**RECORDED INFORMATION**
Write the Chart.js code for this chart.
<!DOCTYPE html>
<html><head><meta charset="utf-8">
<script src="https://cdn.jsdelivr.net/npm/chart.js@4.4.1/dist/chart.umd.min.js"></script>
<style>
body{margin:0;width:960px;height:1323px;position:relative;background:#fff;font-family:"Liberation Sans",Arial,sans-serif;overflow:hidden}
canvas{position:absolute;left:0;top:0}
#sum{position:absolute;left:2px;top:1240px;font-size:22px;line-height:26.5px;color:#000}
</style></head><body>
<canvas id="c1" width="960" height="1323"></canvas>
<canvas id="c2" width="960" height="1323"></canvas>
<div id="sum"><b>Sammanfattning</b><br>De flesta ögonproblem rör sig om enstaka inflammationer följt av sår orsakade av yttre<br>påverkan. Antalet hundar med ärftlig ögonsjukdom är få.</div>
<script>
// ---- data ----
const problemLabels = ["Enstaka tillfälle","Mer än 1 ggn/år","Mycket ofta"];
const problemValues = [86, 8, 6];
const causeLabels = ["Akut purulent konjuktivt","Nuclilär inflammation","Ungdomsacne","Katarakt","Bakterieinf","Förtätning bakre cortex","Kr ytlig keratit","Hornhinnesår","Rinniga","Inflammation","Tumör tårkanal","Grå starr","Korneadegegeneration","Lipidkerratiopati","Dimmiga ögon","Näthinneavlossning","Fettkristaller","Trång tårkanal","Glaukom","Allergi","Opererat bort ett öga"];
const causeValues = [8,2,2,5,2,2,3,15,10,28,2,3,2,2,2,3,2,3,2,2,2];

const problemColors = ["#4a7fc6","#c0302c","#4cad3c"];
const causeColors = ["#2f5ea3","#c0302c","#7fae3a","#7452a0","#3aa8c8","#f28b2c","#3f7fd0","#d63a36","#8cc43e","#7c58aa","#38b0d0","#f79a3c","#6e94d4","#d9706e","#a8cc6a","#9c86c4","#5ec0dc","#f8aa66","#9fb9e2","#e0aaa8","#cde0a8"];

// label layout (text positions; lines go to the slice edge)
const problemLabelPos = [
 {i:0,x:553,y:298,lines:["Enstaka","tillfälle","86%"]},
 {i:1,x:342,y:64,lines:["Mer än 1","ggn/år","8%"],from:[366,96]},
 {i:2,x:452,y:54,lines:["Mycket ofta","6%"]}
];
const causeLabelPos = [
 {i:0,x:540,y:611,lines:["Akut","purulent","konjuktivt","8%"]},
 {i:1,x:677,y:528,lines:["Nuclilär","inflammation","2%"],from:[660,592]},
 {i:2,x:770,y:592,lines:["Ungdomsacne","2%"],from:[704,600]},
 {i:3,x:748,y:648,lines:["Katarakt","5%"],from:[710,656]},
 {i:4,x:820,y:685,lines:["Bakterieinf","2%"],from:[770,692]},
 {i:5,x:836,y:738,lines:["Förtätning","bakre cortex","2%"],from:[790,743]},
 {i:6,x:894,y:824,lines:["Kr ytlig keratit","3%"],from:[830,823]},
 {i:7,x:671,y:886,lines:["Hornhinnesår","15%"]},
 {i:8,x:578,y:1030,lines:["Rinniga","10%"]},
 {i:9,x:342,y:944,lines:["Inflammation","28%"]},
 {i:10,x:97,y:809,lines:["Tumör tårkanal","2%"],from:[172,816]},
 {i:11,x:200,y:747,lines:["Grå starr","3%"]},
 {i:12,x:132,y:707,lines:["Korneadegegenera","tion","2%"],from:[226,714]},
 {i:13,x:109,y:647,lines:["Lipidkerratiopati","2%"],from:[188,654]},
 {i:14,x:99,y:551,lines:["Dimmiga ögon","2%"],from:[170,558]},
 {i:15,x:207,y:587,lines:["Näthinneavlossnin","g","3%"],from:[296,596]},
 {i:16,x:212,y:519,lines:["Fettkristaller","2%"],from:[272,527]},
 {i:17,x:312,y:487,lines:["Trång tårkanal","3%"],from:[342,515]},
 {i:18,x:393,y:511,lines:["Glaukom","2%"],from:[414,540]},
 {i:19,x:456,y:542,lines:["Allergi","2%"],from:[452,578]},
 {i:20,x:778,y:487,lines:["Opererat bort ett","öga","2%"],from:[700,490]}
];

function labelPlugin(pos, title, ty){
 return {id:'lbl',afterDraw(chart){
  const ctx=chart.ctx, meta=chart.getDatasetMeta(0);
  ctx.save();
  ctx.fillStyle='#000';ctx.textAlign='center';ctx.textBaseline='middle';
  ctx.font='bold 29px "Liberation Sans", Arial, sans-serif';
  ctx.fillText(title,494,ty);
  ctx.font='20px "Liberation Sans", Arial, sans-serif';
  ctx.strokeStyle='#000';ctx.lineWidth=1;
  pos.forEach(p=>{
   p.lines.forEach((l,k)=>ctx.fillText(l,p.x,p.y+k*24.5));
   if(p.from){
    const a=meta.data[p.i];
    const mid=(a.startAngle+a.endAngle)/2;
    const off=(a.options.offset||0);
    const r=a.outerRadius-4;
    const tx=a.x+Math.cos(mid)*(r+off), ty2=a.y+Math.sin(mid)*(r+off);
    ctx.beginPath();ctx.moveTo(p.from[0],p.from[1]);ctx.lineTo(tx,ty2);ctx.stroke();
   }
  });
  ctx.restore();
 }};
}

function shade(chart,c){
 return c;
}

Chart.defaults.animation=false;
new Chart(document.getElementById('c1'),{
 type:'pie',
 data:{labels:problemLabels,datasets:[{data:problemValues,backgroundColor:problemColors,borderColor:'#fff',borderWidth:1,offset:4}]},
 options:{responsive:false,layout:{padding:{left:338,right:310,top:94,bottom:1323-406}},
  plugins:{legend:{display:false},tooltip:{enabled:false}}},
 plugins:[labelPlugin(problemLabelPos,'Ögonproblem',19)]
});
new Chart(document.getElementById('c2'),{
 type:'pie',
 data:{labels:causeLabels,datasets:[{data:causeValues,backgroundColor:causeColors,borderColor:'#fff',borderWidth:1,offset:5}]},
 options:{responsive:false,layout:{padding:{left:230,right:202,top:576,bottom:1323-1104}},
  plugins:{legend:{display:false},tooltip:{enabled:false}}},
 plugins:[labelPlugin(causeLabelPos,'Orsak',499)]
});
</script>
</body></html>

...

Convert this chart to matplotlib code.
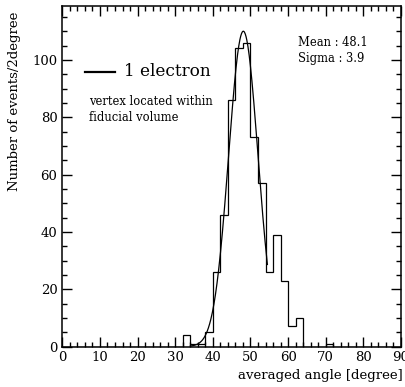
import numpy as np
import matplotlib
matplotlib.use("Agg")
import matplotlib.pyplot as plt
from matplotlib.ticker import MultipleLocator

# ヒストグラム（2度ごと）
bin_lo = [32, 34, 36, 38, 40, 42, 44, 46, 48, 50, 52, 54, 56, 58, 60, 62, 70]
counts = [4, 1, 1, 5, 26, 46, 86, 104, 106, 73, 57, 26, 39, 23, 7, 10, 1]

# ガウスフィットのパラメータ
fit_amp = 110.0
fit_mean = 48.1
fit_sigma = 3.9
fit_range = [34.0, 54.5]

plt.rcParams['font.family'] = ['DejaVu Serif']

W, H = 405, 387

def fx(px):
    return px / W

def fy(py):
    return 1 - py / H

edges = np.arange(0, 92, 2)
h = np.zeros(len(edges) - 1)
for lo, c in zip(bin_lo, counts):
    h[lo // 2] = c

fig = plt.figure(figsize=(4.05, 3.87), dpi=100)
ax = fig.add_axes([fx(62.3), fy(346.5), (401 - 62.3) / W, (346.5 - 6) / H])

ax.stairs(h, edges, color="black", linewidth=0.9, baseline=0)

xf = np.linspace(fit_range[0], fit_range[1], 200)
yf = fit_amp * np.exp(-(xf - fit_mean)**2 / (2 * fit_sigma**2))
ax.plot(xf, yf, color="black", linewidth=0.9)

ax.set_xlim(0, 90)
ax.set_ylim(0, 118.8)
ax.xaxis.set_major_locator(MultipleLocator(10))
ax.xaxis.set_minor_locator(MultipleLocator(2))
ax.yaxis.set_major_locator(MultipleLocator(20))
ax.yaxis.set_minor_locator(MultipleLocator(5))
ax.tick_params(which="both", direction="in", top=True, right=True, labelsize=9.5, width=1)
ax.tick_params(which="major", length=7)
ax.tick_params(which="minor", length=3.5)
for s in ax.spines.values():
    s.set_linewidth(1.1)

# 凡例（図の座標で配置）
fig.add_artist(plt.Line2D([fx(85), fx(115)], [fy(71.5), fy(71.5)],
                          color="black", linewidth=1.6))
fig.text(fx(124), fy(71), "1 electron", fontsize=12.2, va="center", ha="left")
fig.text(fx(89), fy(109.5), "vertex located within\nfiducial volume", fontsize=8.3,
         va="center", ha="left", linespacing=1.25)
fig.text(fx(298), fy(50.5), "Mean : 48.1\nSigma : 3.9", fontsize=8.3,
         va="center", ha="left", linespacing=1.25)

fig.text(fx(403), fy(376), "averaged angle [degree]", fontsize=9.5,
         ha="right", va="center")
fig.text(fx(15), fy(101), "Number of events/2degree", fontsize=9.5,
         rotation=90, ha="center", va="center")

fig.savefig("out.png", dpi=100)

**SHORT TASK**
Only the lines between the line with "Convert this chart to matplotlib code." and the line with "ax = fig.add_axes([fx(62.3), fy(346.5), (401", inclusive, should be reproduced, exactly as written and without pictures.

**RESPONSE TO THIS EXERCISE**
Convert this chart to matplotlib code.
import numpy as np
import matplotlib
matplotlib.use("Agg")
import matplotlib.pyplot as plt
from matplotlib.ticker import MultipleLocator

# ヒストグラム（2度ごと）
bin_lo = [32, 34, 36, 38, 40, 42, 44, 46, 48, 50, 52, 54, 56, 58, 60, 62, 70]
counts = [4, 1, 1, 5, 26, 46, 86, 104, 106, 73, 57, 26, 39, 23, 7, 10, 1]

# ガウスフィットのパラメータ
fit_amp = 110.0
fit_mean = 48.1
fit_sigma = 3.9
fit_range = [34.0, 54.5]

plt.rcParams['font.family'] = ['DejaVu Serif']

W, H = 405, 387

def fx(px):
    return px / W

def fy(py):
    return 1 - py / H

edges = np.arange(0, 92, 2)
h = np.zeros(len(edges) - 1)
for lo, c in zip(bin_lo, counts):
    h[lo // 2] = c

fig = plt.figure(figsize=(4.05, 3.87), dpi=100)
ax = fig.add_axes([fx(62.3), fy(346.5), (401 - 62.3) / W, (346.5 - 6) / H])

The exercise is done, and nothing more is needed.